Let's Look at the TOP
Do we really need 500 school districts in the state of PA? Many states have regionalized. This means 500 superintendents at an avg. salary alone of 150000. Do the math=90mil a year in salary, not benefits, or "BONUSES". Since when was education a for profit, bonus incentive profession? Bonuses are for business not education! REad up on your district's superintendent's contract. You would be appalled and shocked. That is how a lot of your tax dollars are being spent! Google their name, if you even know it, and you should, they are spending your tax dollars.
So, if we dropped down to 100 districts and regionalized we could potentially save statewide 40mil a year in salaries. Add in all of the benefits and bonuses and deferred compensation, and you have quite a savings.

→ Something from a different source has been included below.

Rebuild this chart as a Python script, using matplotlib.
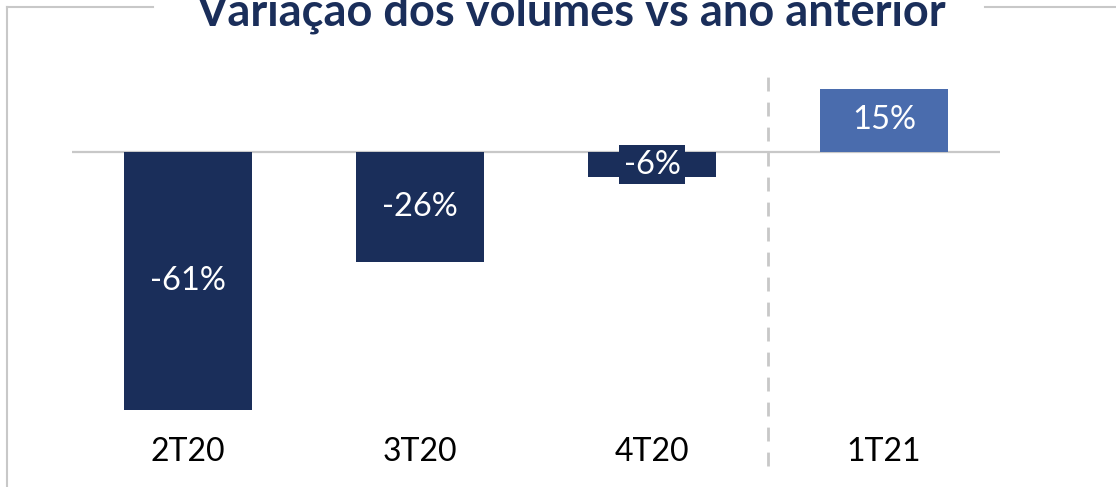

Stop going after the teachers, programs, etc. The ones in the trenches are the ones that deserve fair and justifiable compensation.
Teachers do not have their summers off. Most spend them supplementing income or continuing their education in order to be current and deliver the best education for our students.

March 5, 2010 5:41 AM 
Anonymous Anonymous said...

PSERS is in trouble because of poor planning on our elected officials years ago. Teachers are mandated to contribute to the fund by 7.5%, and the majority of us do live in the area and pay real estate taxes to our local district. We are not asking for something for nothing. This is not a good time for many people, but when these trying economic times begin to hit the public sector, that is serious stuff. Budgets that are out of control in school districts are not out of control because of the PSERS fund contributions, it is b/c of lack of prudent spending on things that don't directly impact education. Let us once again look to the top. In big business over the last 18 months there was an outcry to ask Wall street to give up bonuses and sweet deals....should we not ask the same of our superintendents and asst. superintendents and other district administrators? It is real easy to go for biggest pond of fish but I suggest we look somewhere else first for ways to cut back and defray these shortfalls.